• [Task statement]: Pictures in the entries below are to be left out; otherwise, reproduce exactly the lines from the first through the line containing "from matplotlib.patches import Patch".

Charts and diagrams as code:
============

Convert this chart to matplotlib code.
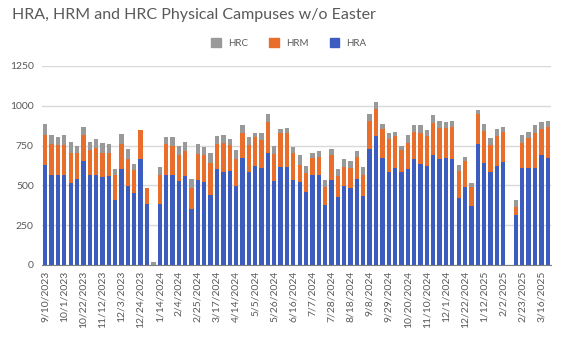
import numpy as np
import pandas as pd
import matplotlib
matplotlib.use("Agg")
import matplotlib.pyplot as plt
from matplotlib.patches import Patch

# weekly categories, Easter Sunday 2024 left out
weeks = [d for d in pd.date_range("2023-09-10", "2025-03-23", freq="7D")
         if d != pd.Timestamp("2024-03-31")]
labels = [f"{d.month}/{d.day}/{d.year}" for d in weeks]

hra = [629, 562, 568, 562, 514, 543, 652, 562, 568, 552, 556, 405, 600, 497, 451, 663,
       382, 0, 382, 568, 568, 527, 556, 349, 531, 518, 439, 600, 581, 591, 493, 669,
       581, 621, 606, 706, 527, 617, 617, 531, 518, 456, 568, 562, 378, 531, 426, 495,
       481, 543, 433, 729, 807, 669, 581, 610, 581, 600, 663, 633, 619, 688, 663, 669,
       665, 418, 487, 372, 759, 640, 581, 623, 646, 0, 314, 606, 606, 606, 690, 671]
hrm = [190, 195, 184, 190, 190, 161, 167, 161, 168, 152, 148, 157, 157, 166, 143, 186,
       101, 0, 186, 189, 178, 163, 157, 136, 163, 170, 201, 157, 184, 161, 172, 159,
       171, 182, 176, 189, 167, 211, 211, 171, 111, 121, 101, 119, 111, 157, 130, 122,
       127, 134, 135, 174, 173, 186, 209, 197, 138, 169, 169, 197, 188, 202, 198, 190,
       200, 171, 169, 117, 188, 204, 173, 186, 186, 0, 52, 159, 190, 224, 167, 196]
hrc = [67, 60, 53, 65, 69, 42, 46, 52, 52, 59, 53, 42, 66, 66, 37, 0,
       0, 20, 49, 48, 59, 56, 62, 56, 63, 52, 64, 54, 52, 42, 58, 50,
       53, 27, 48, 54, 52, 27, 31, 38, 63, 44, 35, 36, 42, 41, 48, 46,
       46, 40, 49, 46, 46, 33, 36, 25, 27, 50, 46, 48, 42, 53, 40, 38,
       42, 36, 25, 25, 29, 40, 46, 42, 33, 0, 39, 54, 40, 50, 38, 34]

c_hra, c_hrm, c_hrc = "#3C5DBF", "#E96E2C", "#999999"
txt = "#595959"
plt.rcParams["font.family"] = ["Lato", "DejaVu Sans"]

fig = plt.figure(figsize=(5.61, 3.38), dpi=100)
ax = fig.add_axes([0.075, 0.216, 0.907, 0.589])

x = np.arange(len(labels))
hra = np.array(hra)
hrm = np.array(hrm)
hrc = np.array(hrc)
ax.bar(x, hra, width=0.68, color=c_hra, zorder=3)
ax.bar(x, hrm, width=0.68, bottom=hra, color=c_hrm, zorder=3)
ax.bar(x, hrc, width=0.68, bottom=hra + hrm, color=c_hrc, zorder=3)

ax.set_xlim(-0.5, len(labels) - 0.5)
ax.set_ylim(0, 1250)
ax.set_yticks(range(0, 1251, 250))
ax.yaxis.grid(True, color="#d9d9d9", linewidth=1, zorder=0)
ax.set_xticks(x[::3])
ax.set_xticklabels(labels[::3], rotation=90, fontsize=7.5, color=txt)
ax.tick_params(axis="y", labelsize=7.5, labelcolor=txt, length=0, pad=6)
ax.tick_params(axis="x", length=0, pad=4)
for s in ["top", "right", "left"]:
    ax.spines[s].set_visible(False)
ax.spines["bottom"].set_color("#7f7f7f")
ax.spines["bottom"].set_zorder(4)

fig.text(0.022, 0.955, "HRA, HRM and HRC Physical Campuses w/o Easter",
         fontsize=11.5, color=txt, va="center", ha="left")
handles = [Patch(color=c_hrc, label="HRC"), Patch(color=c_hrm, label="HRM"),
           Patch(color=c_hra, label="HRA")]
fig.legend(handles=handles, loc="center", bbox_to_anchor=(0.515, 0.872), ncol=3,
           frameon=False, fontsize=7, handlelength=1.0, handleheight=1.0,
           columnspacing=2.2, handletextpad=0.7, labelcolor=txt)

fig.savefig("out.png", dpi=100)
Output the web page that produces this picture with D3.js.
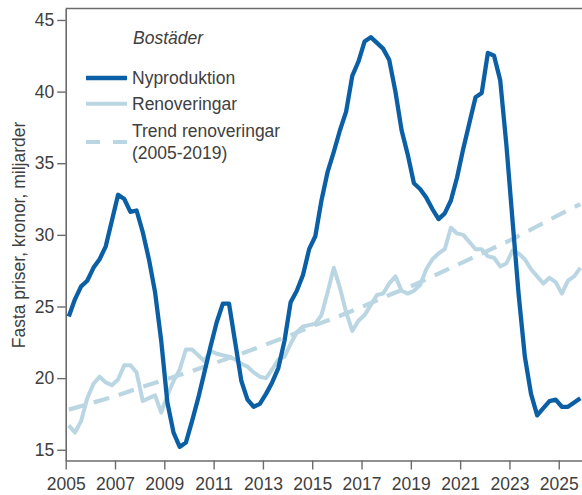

============

• [The solution]:
Convert this chart to matplotlib code.
import numpy as np
import pandas as pd
import matplotlib
matplotlib.use("Agg")
import matplotlib.pyplot as plt
from matplotlib.patches import Patch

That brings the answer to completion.